AS Tom suggested, just try different combinations of empty trays or foam filled trays to see how much the flow is affected. Some people remove all the "Efi" media and replace it with chopped up pieces of pot scrubber foam.

Cheers,


----------



## Sonnyarba (1 Aug 2011)

Thank you for the answer  

So you think it's better to remove the whole media from one basket, than to remove 20 - 30% from all of them?


----------



## ceg4048 (1 Aug 2011)

Well, the impact on flow rate may or may not be the same, but emptying a tray makes it easier later on to add different media for different purposes, such as Purigen or carbon if you need to without physically interfering with the other media. Plus, it's one less tray to clean. 8) 

Cheers,


----------



## Bobtastic (1 Aug 2011)

I have a Eheim 2078 Pro3e and I initially had it setup the why you have it, but probably not as full. I wasn't happy with the flow so decided to empty 2 of the trays, leaving the Mech at the bottom, then an empty basket, then a basket of Substrat pro, and then the final empty basket.

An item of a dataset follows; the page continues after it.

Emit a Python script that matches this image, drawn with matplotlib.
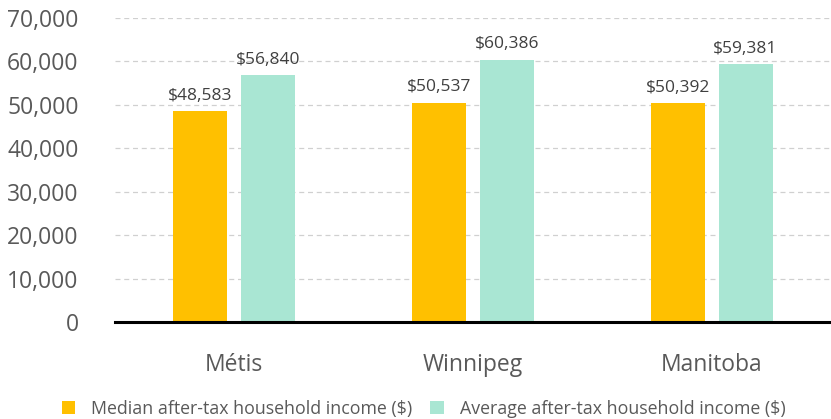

I must say that I didn't see any improvement in the output through my DIY spray bar...  I have mine running through a AM1000 so assumed that this is limiting the flow rate. 

I also have a Fluval 405 (with full media) and that is running through a Hydor ETH 300 and the flow from the Fluval spray bar is much higher than the Eheim... 

I've gotten a UP Atomise to swap out the AM1000 to see if that improve the flow any.


----------



## Sonnyarba (1 Aug 2011)

Hmmm, intersting point...  :?  But the flow on E 2078 should be better than on F 405, so it's probably because the AM 1000...  

But the most important thing is the fact that you didn't notice any improvements with almost 50% less media...   So it seems it's better not to remove any media, when the flow stays the same...


----------



## Bobtastic (1 Aug 2011)

Worth a test tho, it may highlight an issue with my unit!


----------



## Sonnyarba (1 Aug 2011)

I'm a bit lazy and busy at the moment to do such kind of test, but I will do my best to perform it in few weeks


----------